Sevgi Satilmis, une ancienne habitante du 9 rue Kepler, relogée en avril dernier dans la Cité nucléaire, soutient que "pendant un mois on n’a pas eu de chauffage parce que les jeunes avaient cassé les tuyaux des appartements en bas." Cette mère de quatre enfants se souvient aussi du sentiment d’insécurité qui régnait après le départ de ses voisins : "Des jeunes venaient squatter l’immeuble et mettre le feu, raconte-t-elle. On ne peut pas reprocher à CUS Habitat la saleté. Ils ont changé les boîtes aux lettres, les portes... Mais à chaque fois, les jeunes cassaient."
Ces démarches administratives exaspèrent les habitants, plongés dans une longue incertitude.

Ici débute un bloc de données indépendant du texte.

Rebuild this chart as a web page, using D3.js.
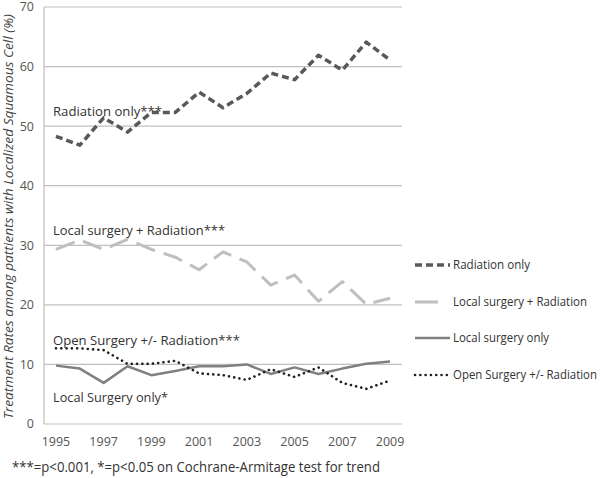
<!DOCTYPE html>
<html>
<head>
<meta charset="utf-8">
<script src="https://cdnjs.cloudflare.com/ajax/libs/d3/7.8.5/d3.min.js"></script>
<style>
body { margin: 0; background: #fff; }
text { font-family: "Open Sans", "Noto Sans", sans-serif; }
</style>
</head>
<body>
<script>
var years = [1995,1996,1997,1998,1999,2000,2001,2002,2003,2004,2005,2006,2007,2008,2009];
var yearTicks = [1995,1997,1999,2001,2003,2005,2007,2009];
var yTicks = [0,10,20,30,40,50,60,70];

var radiationOnly = [48.3,46.8,51.4,49.0,52.3,52.3,55.7,53.1,55.5,58.9,57.8,61.9,59.4,64.1,61.1];
var localSurgRad = [29.3,30.9,29.3,31.0,29.3,28.0,25.9,28.9,27.2,23.3,25.0,20.6,23.9,20.1,21.1];
var localSurgOnly = [9.8,9.3,6.9,9.7,8.2,8.9,9.7,9.7,10.0,8.4,9.5,8.4,9.3,10.1,10.5];
var openSurg = [12.7,12.7,12.4,10.1,10.1,10.6,8.5,8.2,7.4,9.2,7.9,9.5,6.9,5.9,7.3];

var seriesNames = ["Radiation only","Local surgery + Radiation","Local surgery only","Open Surgery +/- Radiation"];
var inlineLabels = ["Radiation only***","Local surgery + Radiation***","Open Surgery +/- Radiation***","Local Surgery only*"];

var width = 600, height = 478;
var margin = {top: 7, left: 44, right: 198, bottom: 54};
var w = width - margin.left - margin.right,
    h = height - margin.top - margin.bottom;

var svg = d3.select("body").append("svg")
    .attr("width", width)
    .attr("height", height);
var g = svg.append("g").attr("transform", "translate(" + margin.left + "," + margin.top + ")");

var x = d3.scaleBand().domain(years).range([0, w]);
var y = d3.scaleLinear().domain([0, 70]).range([h, 0]);
var cx = function (d) { return x(d) + x.bandwidth() / 2; };

// gridlines
g.selectAll(".grid").data(yTicks.filter(function (d) { return d > 0; }))
    .enter().append("line")
    .attr("x1", 0).attr("x2", w)
    .attr("y1", function (d) { return y(d); })
    .attr("y2", function (d) { return y(d); })
    .attr("stroke", "#bfbfbf").attr("stroke-width", 1.2);

// axes lines
g.append("line").attr("x1", 0).attr("x2", w).attr("y1", h).attr("y2", h)
    .attr("stroke", "#bfbfbf").attr("stroke-width", 1.2);
g.append("line").attr("x1", 0).attr("x2", 0).attr("y1", 0).attr("y2", h)
    .attr("stroke", "#bfbfbf").attr("stroke-width", 1.2);

g.selectAll(".ytick").data(yTicks).enter().append("text")
    .attr("x", -10).attr("y", function (d) { return y(d); })
    .attr("dy", "0.35em")
    .attr("text-anchor", "end")
    .attr("font-size", 12.5).attr("fill", "#555")
    .text(function (d) { return d; });

g.selectAll(".xtick").data(yearTicks).enter().append("text")
    .attr("x", cx).attr("y", h + 22)
    .attr("text-anchor", "middle")
    .attr("font-size", 12.5).attr("fill", "#555")
    .text(function (d) { return d; });

svg.append("text")
    .attr("transform", "translate(13," + (margin.top + h / 2 + 1) + ")rotate(-90)")
    .attr("text-anchor", "middle")
    .attr("font-size", 12.5).attr("font-style", "italic").attr("fill", "#444")
    .attr("textLength", 405).attr("lengthAdjust", "spacingAndGlyphs")
    .text("Treatment Rates among pattients with Localized Squamous Cell (%)");

var styles = [
    {color: "#595959", width: 3.5, dash: "7,4", cap: "butt"},
    {color: "#bfbfbf", width: 3, dash: "20,9", cap: "butt"},
    {color: "#808080", width: 2.5, dash: null, cap: "butt"},
    {color: "#222", width: 2.6, dash: "0.1,5.2", cap: "round"}
];
var allSeries = [radiationOnly, localSurgRad, localSurgOnly, openSurg];

var line = d3.line()
    .x(function (d, i) { return cx(years[i]); })
    .y(function (d) { return y(d); });

allSeries.forEach(function (s, i) {
    g.append("path")
        .datum(s)
        .attr("d", line)
        .attr("fill", "none")
        .attr("stroke", styles[i].color)
        .attr("stroke-width", styles[i].width)
        .attr("stroke-dasharray", styles[i].dash)
        .attr("stroke-linecap", styles[i].cap)
        .attr("stroke-linejoin", "round");
});

// labels inside the plot
var labelY = [111, 230, 340, 397];
var labelW = [109, 172, 187, 115];
svg.selectAll(".inlab").data(inlineLabels).enter().append("text")
    .attr("x", 53).attr("y", function (d, i) { return labelY[i]; })
    .attr("dy", "0.35em")
    .attr("font-size", 13.5).attr("fill", "#333")
    .attr("textLength", function (d, i) { return labelW[i]; })
    .attr("lengthAdjust", "spacingAndGlyphs")
    .text(function (d) { return d; });

// legend
var legY = [265, 302, 338, 375];
var legLine = [[415, 450], [415, 438], [415, 450], [415, 450]];
var legW = [77, 134, 96, 144];
var leg = svg.selectAll(".leg").data(seriesNames).enter().append("g");
leg.append("line")
    .attr("x1", function (d, i) { return legLine[i][0]; })
    .attr("x2", function (d, i) { return legLine[i][1]; })
    .attr("y1", function (d, i) { return legY[i]; })
    .attr("y2", function (d, i) { return legY[i]; })
    .attr("stroke", function (d, i) { return styles[i].color; })
    .attr("stroke-width", function (d, i) { return styles[i].width; })
    .attr("stroke-dasharray", function (d, i) { return i == 1 ? null : styles[i].dash; })
    .attr("stroke-linecap", function (d, i) { return styles[i].cap; });
leg.append("text")
    .attr("x", 453)
    .attr("y", function (d, i) { return legY[i]; })
    .attr("dy", "0.35em")
    .attr("font-size", 12.5).attr("fill", "#333")
    .attr("textLength", function (d, i) { return legW[i]; })
    .attr("lengthAdjust", "spacingAndGlyphs")
    .text(function (d) { return d; });

svg.append("text")
    .attr("x", 12).attr("y", 467).attr("dy", "0.35em")
    .attr("font-size", 14).attr("fill", "#333")
    .attr("textLength", 368).attr("lengthAdjust", "spacingAndGlyphs")
    .text("***=p<0.001, *=p<0.05 on Cochrane-Armitage test for trend");
</script>
</body>
</html>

Sur le pas de sa porte, au onzième étage, Hadjira Bouchebaa s’indigne : "J'ai eu aucune proposition. Il y a quinze jours, j'ai été appelée, on m'a dit qu'il y avait peut-être quelque chose pour moi, mais pas de nouvelles depuis." La jeune femme et son mari, à l’étroit dans le trois-pièces qu’ils occupent depuis 2012, rêvent d’un F5 à Schiltigheim pour héberger leurs trois enfants. Mais leur demande n’est pas conciliable avec l’offre du bailleur social. Ophéa a déjà averti la famille : "Il n’y a pas beaucoup de cinq-pièces, il faut accepter soit un grand F4 soit un F5 vraiment petit."
Tous les mardis matins, Sukran se rend à la permanence d'Ophéa à Cronenbourg, située au cœur de la Cité nucléaire, où elle rencontre la personne chargée du relogement. Elle confie sa stratégie : "J'y vais pour voir ce qu'il y a, comme ça ils ne me disent pas ‘Vous n'avez pas participé alors je vous donne n'importe quoi’."